REPUBLIKA.CO.ID, NEW DELHI -- Musim panas di India bukan main gerahnya. Baru beberapa menit Nuur Taufiiqoh membasahi handuk, kain itu bisa langsung kering kembali akibat kondisi tersebut. Suhu panas di India bisa mencapai lebih dari 40 derajat celsius atau bahkan mendekati 50 derajat celsius.
Nuur merupakan mahasiswi asal Indonesia yang menimba ilmu communicative english di Aligarh Muslim University (AMU), India. Kondisi yang dirasakan Nuur merupakan hal yang biasa dihadapi masyarakat India pada musim panas terutama di wilayah Uttar Pradesh, New Delhi, dan beberapa daerah lain.
Nuur mengatakan, kondisi tersebut cukup menambah tantangan hidupnya sebagai mahasiswa. Keterbatasan biaya untuk membeli pendingin ruangan bisa diakali dengan berbagai cara. Salah satunya membasahi handuk dan menempelkannya ke tubuh untuk mengurangi rasa panas.
"Walaupun, ya tetap saja handuk itu 20 menit sekali sudah kering lagi. Betul-betul panas sekali," kata Nuur kepada wartawan Republika, Ahmad Fikri Noor, di New Delhi.
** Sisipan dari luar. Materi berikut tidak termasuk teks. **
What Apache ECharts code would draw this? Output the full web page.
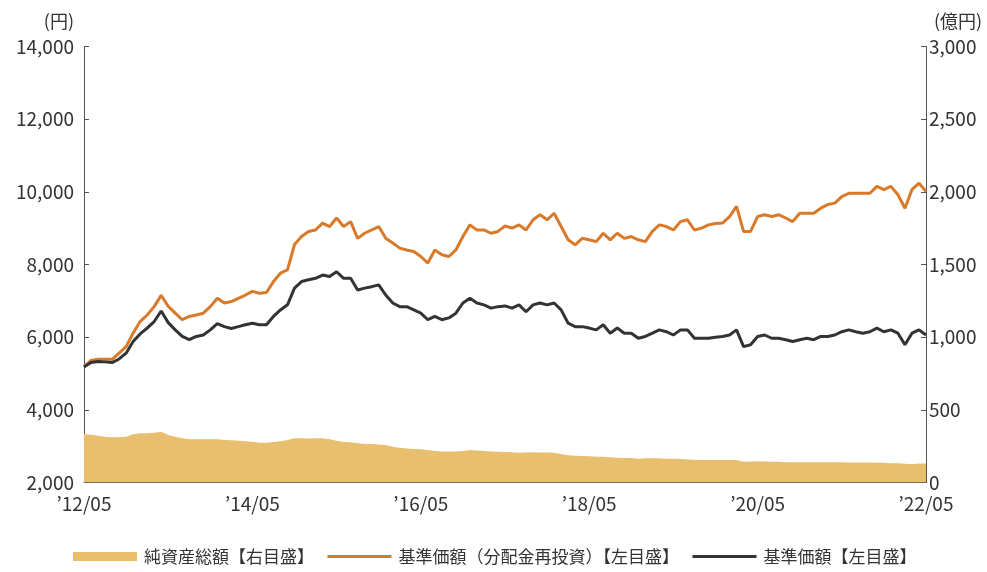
<!DOCTYPE html>
<html>
<head>
<meta charset="utf-8">
<script src="https://cdn.jsdelivr.net/npm/echarts@6/dist/echarts.min.js"></script>
<style>html,body{margin:0;padding:0;background:#fff}#c{width:987px;height:572px}</style>
</head>
<body>
<div id="c"></div>
<script>
// Month index 0 = 2012/05 ... 120 = 2022/05
var xLabels = ["\u201912/05", "\u201914/05", "\u201916/05", "\u201918/05", "\u201920/05", "\u201922/05"];
var leftTicks = [2000, 4000, 6000, 8000, 10000, 12000, 14000];
var rightTicks = [0, 500, 1000, 1500, 2000, 2500, 3000];
var seriesNames = ['純資産総額【右目盛】', '基準価額（分配金再投資）【左目盛】', '基準価額【左目盛】'];

// 基準価額(分配金再投資) (円), monthly
var navReinvested = [
  5180, 5360, 5390, 5390, 5390, 5560, 5740, 6110, 6430, 6610,
  6840, 7150, 6850, 6660, 6480, 6570, 6610, 6660, 6840, 7070,
  6940, 6980, 7070, 7160, 7260, 7210, 7230, 7530, 7760, 7850,
  8550, 8770, 8910, 8950, 9140, 9045, 9280, 9045, 9180, 8720,
  8860, 8950, 9045, 8720, 8590, 8450, 8400, 8360, 8220, 8040,
  8400, 8270, 8220, 8400, 8770, 9090, 8950, 8950, 8860, 8910,
  9060, 9000, 9090, 8950, 9230, 9370, 9230, 9410, 9045, 8680,
  8540, 8720, 8680, 8630, 8860, 8680, 8860, 8720, 8770, 8680,
  8630, 8910, 9090, 9045, 8950, 9180, 9230, 8950, 9000, 9090,
  9130, 9140, 9320, 9600, 8910, 8910, 9320, 9370, 9320, 9370,
  9280, 9180, 9410, 9410, 9410, 9550, 9650, 9690, 9870, 9960,
  9960, 9960, 9960, 10150, 10060, 10150, 9920, 9550, 10060, 10240,
  10010
];
// 基準価額 (円), monthly
var nav = [
  5180, 5300, 5330, 5320, 5300, 5400, 5560, 5880, 6090, 6250,
  6430, 6720, 6400, 6200, 6020, 5930, 6020, 6060, 6200, 6370,
  6290, 6240, 6290, 6340, 6385, 6340, 6340, 6570, 6750, 6890,
  7350, 7530, 7580, 7620, 7710, 7670, 7800, 7620, 7620, 7300,
  7350, 7390, 7440, 7160, 6940, 6840, 6840, 6750, 6660, 6480,
  6570, 6480, 6530, 6660, 6940, 7070, 6940, 6890, 6800, 6840,
  6860, 6800, 6890, 6700, 6890, 6940, 6890, 6940, 6750, 6385,
  6290, 6290, 6250, 6200, 6340, 6110, 6250, 6110, 6110, 5970,
  6020, 6110, 6200, 6150, 6060, 6200, 6200, 5970, 5970, 5970,
  6000, 6020, 6060, 6200, 5740, 5790, 6020, 6060, 5970, 5970,
  5930, 5880, 5930, 5970, 5930, 6020, 6020, 6060, 6150, 6200,
  6150, 6110, 6150, 6250, 6150, 6200, 6110, 5790, 6110, 6200,
  6060
];
// 純資産総額 (億円), monthly
var netAssets = [
  334, 329, 322, 315, 311, 311, 315, 332, 339, 339,
  343, 350, 327, 315, 304, 297, 297, 297, 297, 297,
  292, 290, 288, 283, 281, 274, 274, 279, 283, 292,
  304, 304, 302, 304, 304, 297, 288, 279, 277, 270,
  265, 265, 262, 258, 246, 239, 234, 230, 228, 223,
  216, 214, 214, 214, 216, 223, 221, 216, 214, 212,
  210, 209, 205, 207, 209, 207, 207, 205, 196, 187,
  184, 182, 180, 177, 177, 173, 171, 168, 168, 163,
  166, 166, 166, 163, 163, 161, 159, 156, 154, 154,
  154, 154, 154, 154, 143, 145, 147, 145, 143, 143,
  140, 140, 140, 140, 140, 140, 140, 140, 140, 138,
  138, 138, 138, 136, 136, 133, 133, 129, 126, 131,
  131
];

function pairs(arr) { return arr.map(function (v, i) { return [i, v]; }); }
function comma(v) { return String(v).replace(/\B(?=(\d{3})+(?!\d))/g, ','); }

var FONT = '"Noto Sans CJK JP", "Noto Sans", sans-serif';
var TXT = '#333333';
var AX = '#555555';

var chart = echarts.init(document.getElementById('c'), null, { renderer: 'canvas' });
chart.setOption({
  animation: false,
  textStyle: { fontFamily: FONT, color: TXT },
  grid: { left: 84, right: 61, top: 46.5, bottom: 89.5, containLabel: false },
  legend: {
    bottom: 2,
    left: 68,
    itemWidth: 64,
    itemHeight: 9,
    itemGap: 12,
    lineStyle: { width: 3 },
    textStyle: { fontFamily: FONT, fontSize: 17, color: TXT, padding: [0, 0, 0, 2] },
    data: [
      { name: seriesNames[0], icon: 'rect' },
      { name: seriesNames[1], itemStyle: { opacity: 0 } },
      { name: seriesNames[2], itemStyle: { opacity: 0 } }
    ]
  },
  xAxis: {
    type: 'value',
    min: 0, max: 120, interval: 24,
    axisLine: { show: true, lineStyle: { color: AX, width: 1 } },
    axisTick: { show: true, inside: true, length: 5, lineStyle: { color: AX } },
    splitLine: { show: false },
    axisLabel: {
      fontSize: 19, color: TXT, margin: 12, fontFamily: FONT,
      formatter: function (v) { return xLabels[Math.round(v / 24)]; }
    }
  },
  yAxis: [
    {
      type: 'value',
      min: leftTicks[0], max: leftTicks[leftTicks.length - 1], interval: 2000,
      name: '(円)', nameLocation: 'end', nameGap: 16,
      nameTextStyle: { fontSize: 18, color: TXT, align: 'right', padding: [0, 10, 0, 0], fontFamily: FONT },
      axisLine: { show: true, lineStyle: { color: AX, width: 1 } },
      axisTick: { show: true, inside: true, length: 5, lineStyle: { color: AX } },
      splitLine: { show: false },
      axisLabel: { fontSize: 19, color: TXT, margin: 10, fontFamily: FONT, formatter: comma }
    },
    {
      type: 'value',
      min: rightTicks[0], max: rightTicks[rightTicks.length - 1], interval: 500,
      name: '(億円)', nameLocation: 'end', nameGap: 16,
      nameTextStyle: { fontSize: 18, color: TXT, align: 'left', padding: [0, 0, 0, 8], fontFamily: FONT },
      axisLine: { show: true, lineStyle: { color: AX, width: 1 } },
      axisTick: { show: true, inside: true, length: 5, lineStyle: { color: AX } },
      splitLine: { show: false },
      axisLabel: { fontSize: 19, color: TXT, margin: 3, fontFamily: FONT, formatter: comma }
    }
  ],
  series: [
    {
      name: seriesNames[0],
      type: 'line',
      yAxisIndex: 1,
      data: pairs(netAssets),
      symbol: 'none',
      color: '#e8bf6e',
      lineStyle: { width: 0, color: '#e8bf6e' },
      itemStyle: { color: '#e8bf6e' },
      areaStyle: { color: '#e8bf6e', opacity: 1 },
      z: 1
    },
    {
      name: seriesNames[1],
      type: 'line',
      yAxisIndex: 0,
      data: pairs(navReinvested),
      symbol: 'none',
      color: '#d97a2b',
      lineStyle: { width: 3, color: '#d97a2b' },
      z: 3
    },
    {
      name: seriesNames[2],
      type: 'line',
      yAxisIndex: 0,
      data: pairs(nav),
      symbol: 'none',
      color: '#333333',
      lineStyle: { width: 3, color: '#333333' },
      z: 4
    }
  ]
});
</script>
</body>
</html>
Nuur berkisah, ada pula mahasiswa yang sengaja mengguyur kasurnya dengan air agar bisa tidur tanpa kegerahan. Selain itu, ada juga yang membeli kolam renang karet dan mengisinya dengan air. Kolam itu kemudian digunakan untuk berendam sekaligus membaca buku-buku perkuliahan.
"Karena panas sekali jadi susah belajar. Nah, ada yang berendam di kolam itu supaya bisa tetap fokus," kata mahasiswi asal Bogor, Jawa Barat.
Tantangan kuliah di India bukan hanya soal musim panas yang gerah. Negara dengan penduduk mencapai 1,3 miliar orang itu punya segudang masalah. Mulai dari lingkungan yang kotor, perilaku masyarakat yang tidak ramah, ketimpangan sosial, hingga bahaya pelecehan seksual. Namun, hal itu tidak membuat Nuur dan sekitar 175 mahasiswa asal Indonesia menyerah menimba ilmu di India.
Mahasiswi AMU lainnya, Salsabila Putri mengaku bangga bisa berkuliah di India. Mahasiswi jurusan psikologi itu mengatakan, salah satu hal yang ia dapatkan dari kehidupan di India adalah mental keberanian dan kemandirian.
Menurutnya, dengan hidup di negeri orang, sifat manja dan kebiasaan bergantung pada orang tua bisa berkurang. Terlebih lagi dengan hidup di India.
"Banyak yang bilang, kalau sudah mampu hidup di India, pasti bisa hidup di tempat lain," kata Salsabila.
Mahasiswi jurusan Bahasa Jerman di Jawaharlal Nehru University Ardianti Dewi Indriastuti mengaku kagum dengan etos belajar orang India. Dia mengatakan, mahasiswa India terkenal bisa menghabiskan waktu berjam-jam di perpustakaan untuk membaca buku. "Mereka itu punya pemikiran kritis yang bagus. Biasanya juga mereka jago dalam debat," kata Ardianti.
Atase Pendidikan dan Kebudayaan Kedutaan Besar Republik Indonesia (KBRI) New Delhi, India Lestyani, mengakui hal-hal tersebut merupakan tantangan yang dihadapi mahasiswa Indonesia di India. Karena itu, Lestyani membuka diri untuk menampung berbagai keluhan dari para mahasiswa tersebut.
Lestyani juga berharap para mahasiswa yang sedang belajar di India bisa menimba ilmu sebanyak-banyaknya. "Saya bahkan sering mengingatkan mahasiswa agar tidak terus menggunakan gawai untuk bermain gim," kata Lestyani.
Sementara itu, dia mengaku saat ini berharap bisa meningkatkan kerja sama di bidang riset dengan India. Hal ini sejalan dengan kesepakatan yang dicapai Presiden Joko Widodo dan Perdana Menteri India Narendra Modi pada 2018 lalu.
Selain peningkatan kerja sama riset, dia juga berharap terdapat peningkatan program pertukaran hingga tercapainya publikasi jurnal bersama.